INFORMATION SHOWN ::
* * *

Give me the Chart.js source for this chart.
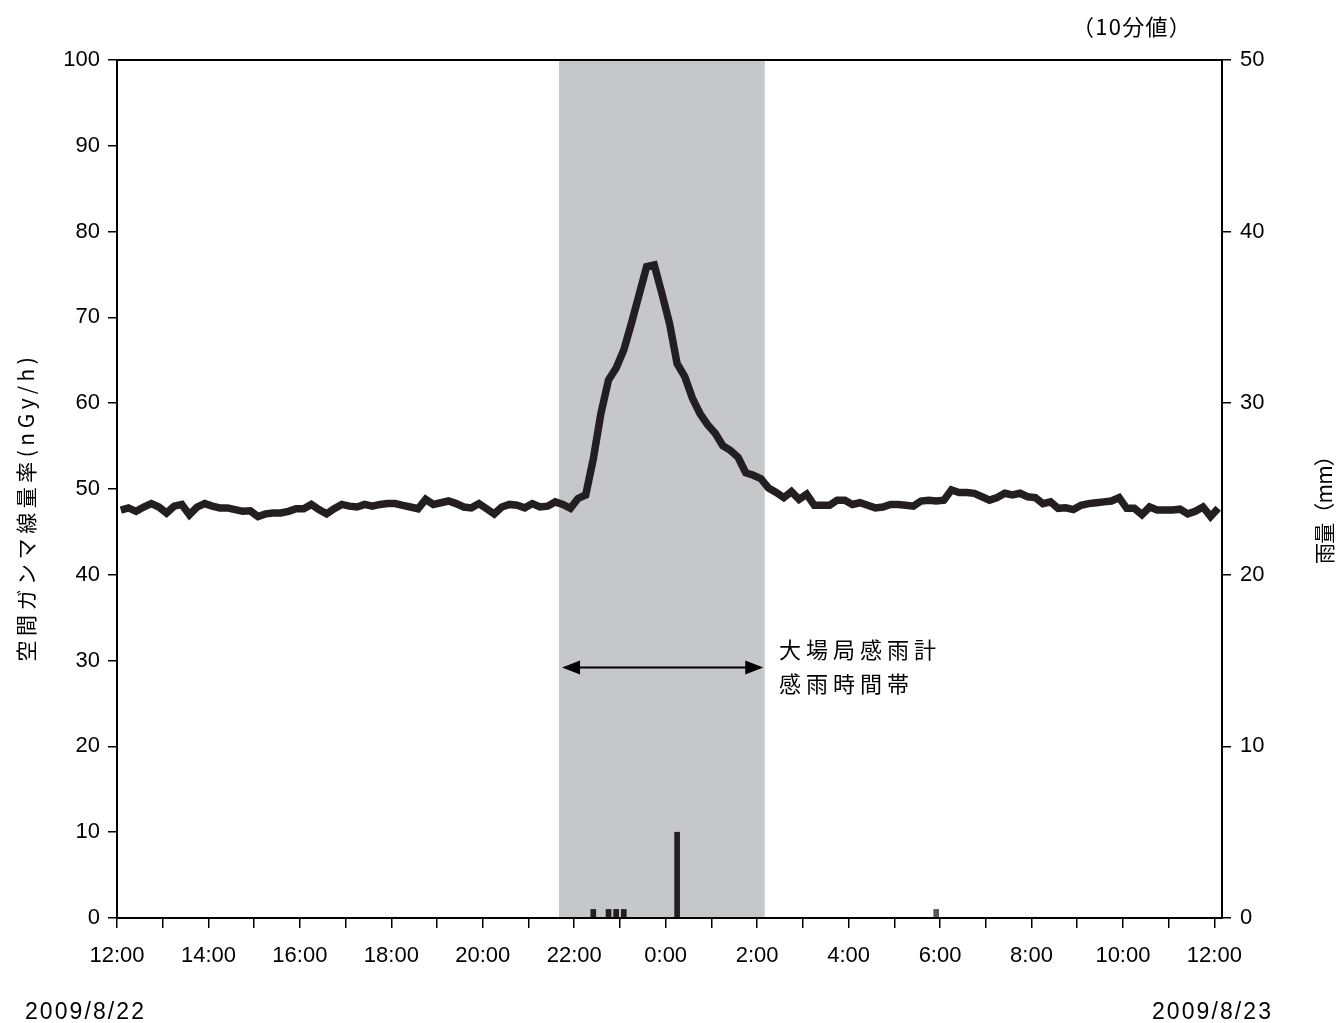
<!DOCTYPE html>
<html><head><meta charset="utf-8">
<script src="https://cdn.jsdelivr.net/npm/chart.js@4.4.1/dist/chart.umd.min.js"></script>
<style>html,body{margin:0;padding:0;background:#fff;}#wrap{width:1338px;height:1023px;}</style>
</head><body><div id="wrap"><canvas id="c" width="1338" height="1023"></canvas></div>
<script>
// x-axis labels (every 2 hours, 10-minute slots: 12 slots per label)
const timeLabels = ['12:00','14:00','16:00','18:00','20:00','22:00','0:00','2:00','4:00','6:00','8:00','10:00','12:00'];
// ambient gamma dose rate (nGy/h), 10-minute values from 2009/8/22 12:00
const gammaRate = [
 47.55,47.8,47.4,47.9,48.3,47.9,47.2,48.0,48.2,47.0,
 47.9,48.3,48.0,47.8,47.8,47.6,47.4,47.45,46.8,47.1,
 47.2,47.2,47.4,47.7,47.7,48.2,47.6,47.1,47.7,48.2,
 48.0,47.9,48.2,48.0,48.2,48.3,48.3,48.1,47.9,47.7,
 48.8,48.2,48.4,48.6,48.3,47.9,47.8,48.3,47.7,47.1,
 47.9,48.2,48.1,47.8,48.3,47.9,48.0,48.5,48.2,47.75,
 48.9,49.3,53.5,58.8,62.7,64.1,66.2,69.3,72.6,75.9,
 76.1,72.8,69.3,64.6,63.1,60.6,58.8,57.5,56.5,55.05,
 54.5,53.7,51.9,51.6,51.2,50.1,49.6,49.0,49.7,48.8,
 49.4,48.1,48.1,48.1,48.7,48.7,48.2,48.4,48.1,47.8,
 47.9,48.2,48.2,48.1,48.0,48.6,48.7,48.6,48.7,49.9,
 49.6,49.6,49.5,49.1,48.7,49.0,49.5,49.3,49.5,49.1,
 49.0,48.3,48.5,47.75,47.8,47.6,48.1,48.3,48.4,48.5,
 48.6,49.0,47.75,47.75,47.0,47.9,47.55,47.55,47.55,47.65,
 47.1,47.4,47.9,46.8,47.75
];
// rainfall (mm / 10 min) : slot index and amount
const rainSlots   = [62, 64, 65, 66, 73, 107];
const rainAmounts = [0.5, 0.5, 0.5, 0.5, 5, 0.5];
// rain-sensor period (slot indices) and annotation arrow
const rainPeriod = [58, 85];
const arrowSpan = [58.4, 84.8];
const arrowLevel = 29.2;
const leftTicks = [0,10,20,30,40,50,60,70,80,90,100];
const rightTicks = [0,10,20,30,40,50];

const NUM_FONT = "'Liberation Sans', Arial, sans-serif";
const JP_FONT = "'Noto Sans CJK JP', 'Noto Sans', sans-serif";

function fitText(ctx, text, x, y, width) {
  const w0 = ctx.measureText(text).width;
  const n = [...text].length;
  ctx.letterSpacing = ((width - w0) / n) + 'px';
  ctx.fillText(text, x, y);
  ctx.letterSpacing = '0px';
}

const extras = {
  id: 'extras',
  beforeDatasetsDraw(chart) {
    const {ctx, chartArea: a, scales} = chart;
    const x0 = scales.x.getPixelForValue(rainPeriod[0]);
    const x1 = scales.x.getPixelForValue(rainPeriod[1]);
    ctx.save();
    ctx.fillStyle = '#c6c7c9';
    ctx.fillRect(x0, a.top, x1 - x0, a.bottom - a.top);
    ctx.restore();
  },
  afterDraw(chart) {
    const {ctx, chartArea: a, scales} = chart;
    ctx.save();
    ctx.strokeStyle = '#000';
    ctx.lineWidth = 2;
    ctx.strokeRect(a.left, a.top, a.right - a.left, a.bottom - a.top);

    // arrow
    const ax0 = scales.x.getPixelForValue(arrowSpan[0]);
    const ax1 = scales.x.getPixelForValue(arrowSpan[1]);
    const ay = scales.y.getPixelForValue(arrowLevel);
    ctx.fillStyle = '#000';
    ctx.lineWidth = 2;
    ctx.beginPath(); ctx.moveTo(ax0 + 10, ay); ctx.lineTo(ax1 - 10, ay); ctx.stroke();
    ctx.beginPath(); ctx.moveTo(ax0, ay); ctx.lineTo(ax0 + 18, ay - 7); ctx.lineTo(ax0 + 18, ay + 7); ctx.closePath(); ctx.fill();
    ctx.beginPath(); ctx.moveTo(ax1, ay); ctx.lineTo(ax1 - 18, ay - 7); ctx.lineTo(ax1 - 18, ay + 7); ctx.closePath(); ctx.fill();

    // annotation text
    ctx.font = "22px " + JP_FONT;
    ctx.textBaseline = 'middle';
    ctx.textAlign = 'left';
    fitText(ctx, '大場局感雨計', 779, 650, 162);
    fitText(ctx, '感雨時間帯', 779, 684, 135);

    // top-right note
    ctx.font = "22px " + JP_FONT;
    ctx.textAlign = 'left';
    fitText(ctx, '（10分値）', 1072, 27, 120);

    // dates
    ctx.font = "23px " + NUM_FONT;
    ctx.textAlign = 'left';
    fitText(ctx, '2009/8/22', 25, 1013, 121);
    fitText(ctx, '2009/8/23', 1152, 1013, 121);

    // axis titles
    ctx.font = "21px " + JP_FONT;
    ctx.textAlign = 'center';
    ctx.save();
    ctx.translate(26, 507); ctx.rotate(-Math.PI / 2);
    fitText(ctx, '空間ガンマ線量率(nGy/h)', 0, 0, 309);
    ctx.restore();
    ctx.save();
    ctx.translate(1324, 505); ctx.rotate(-Math.PI / 2);
    fitText(ctx, '雨量（mm）', 0, 0, 118);
    ctx.restore();
    ctx.restore();
  }
};

const tickFont = {family: NUM_FONT, size: 22};

new Chart(document.getElementById('c'), {
  type: 'line',
  data: {
    datasets: [
      {
        type: 'line',
        data: gammaRate.map((v, i) => ({x: i + 0.5, y: v})),
        borderColor: '#231f20',
        borderWidth: 7.5,
        pointRadius: 0,
        tension: 0,
        yAxisID: 'y'
      },
      {
        type: 'bar',
        data: rainSlots.map((s, k) => ({x: s + 0.5, y: rainAmounts[k]})),
        backgroundColor: rainSlots.map(s => s > 100 ? '#58595b' : '#231f20'),
        barThickness: 5,
        yAxisID: 'y2'
      }
    ]
  },
  options: {
    responsive: false,
    animation: false,
    layout: {padding: {top: 60, left: 0, right: 0, bottom: 0}},
    plugins: {legend: {display: false}, tooltip: {enabled: false}},
    scales: {
      x: {
        type: 'linear', min: 0, max: 145, offset: false,
        border: {display: true, color: '#000', width: 2},
        grid: {offset: false, drawOnChartArea: false, drawTicks: true, tickLength: 10, color: '#000', lineWidth: 1.5},
        afterBuildTicks: s => { s.ticks = []; for (let v = 0; v <= 144; v += 6) s.ticks.push({value: v}); },
        ticks: {autoSkip: false, maxRotation: 0, minRotation: 0, padding: 15, color: '#000', font: tickFont,
          callback: v => (v % 12 === 0 ? timeLabels[v / 12] : '')},
        afterFit: s => { s.height = 105; }
      },
      y: {
        position: 'left', min: 0, max: 100,
        border: {display: true, color: '#000', width: 2},
        grid: {drawOnChartArea: false, drawTicks: true, tickLength: 9, color: '#000', lineWidth: 1.5},
        afterBuildTicks: s => { s.ticks = leftTicks.map(v => ({value: v})); },
        ticks: {padding: 8, color: '#000', font: tickFont},
        afterFit: s => { s.width = 117; }
      },
      y2: {
        position: 'right', min: 0, max: 50,
        border: {display: true, color: '#000', width: 2},
        grid: {drawOnChartArea: false, drawTicks: true, tickLength: 9, color: '#000', lineWidth: 1.5},
        afterBuildTicks: s => { s.ticks = rightTicks.map(v => ({value: v})); },
        ticks: {padding: 9, color: '#000', font: tickFont},
        afterFit: s => { s.width = 116; }
      }
    }
  },
  plugins: [extras]
});
</script>
</body></html>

* * *

GIVEN INSTRUCTION :: Print, exactly as written, the lines above from the first one to the one containing "const rightTicks = [0,10,20,30,40,50];". Leave out pictures.

SOLVED PROBLEM ::
Give me the Chart.js source for this chart.
<!DOCTYPE html>
<html><head><meta charset="utf-8">
<script src="https://cdn.jsdelivr.net/npm/chart.js@4.4.1/dist/chart.umd.min.js"></script>
<style>html,body{margin:0;padding:0;background:#fff;}#wrap{width:1338px;height:1023px;}</style>
</head><body><div id="wrap"><canvas id="c" width="1338" height="1023"></canvas></div>
<script>
// x-axis labels (every 2 hours, 10-minute slots: 12 slots per label)
const timeLabels = ['12:00','14:00','16:00','18:00','20:00','22:00','0:00','2:00','4:00','6:00','8:00','10:00','12:00'];
// ambient gamma dose rate (nGy/h), 10-minute values from 2009/8/22 12:00
const gammaRate = [
 47.55,47.8,47.4,47.9,48.3,47.9,47.2,48.0,48.2,47.0,
 47.9,48.3,48.0,47.8,47.8,47.6,47.4,47.45,46.8,47.1,
 47.2,47.2,47.4,47.7,47.7,48.2,47.6,47.1,47.7,48.2,
 48.0,47.9,48.2,48.0,48.2,48.3,48.3,48.1,47.9,47.7,
 48.8,48.2,48.4,48.6,48.3,47.9,47.8,48.3,47.7,47.1,
 47.9,48.2,48.1,47.8,48.3,47.9,48.0,48.5,48.2,47.75,
 48.9,49.3,53.5,58.8,62.7,64.1,66.2,69.3,72.6,75.9,
 76.1,72.8,69.3,64.6,63.1,60.6,58.8,57.5,56.5,55.05,
 54.5,53.7,51.9,51.6,51.2,50.1,49.6,49.0,49.7,48.8,
 49.4,48.1,48.1,48.1,48.7,48.7,48.2,48.4,48.1,47.8,
 47.9,48.2,48.2,48.1,48.0,48.6,48.7,48.6,48.7,49.9,
 49.6,49.6,49.5,49.1,48.7,49.0,49.5,49.3,49.5,49.1,
 49.0,48.3,48.5,47.75,47.8,47.6,48.1,48.3,48.4,48.5,
 48.6,49.0,47.75,47.75,47.0,47.9,47.55,47.55,47.55,47.65,
 47.1,47.4,47.9,46.8,47.75
];
// rainfall (mm / 10 min) : slot index and amount
const rainSlots   = [62, 64, 65, 66, 73, 107];
const rainAmounts = [0.5, 0.5, 0.5, 0.5, 5, 0.5];
// rain-sensor period (slot indices) and annotation arrow
const rainPeriod = [58, 85];
const arrowSpan = [58.4, 84.8];
const arrowLevel = 29.2;
const leftTicks = [0,10,20,30,40,50,60,70,80,90,100];
const rightTicks = [0,10,20,30,40,50];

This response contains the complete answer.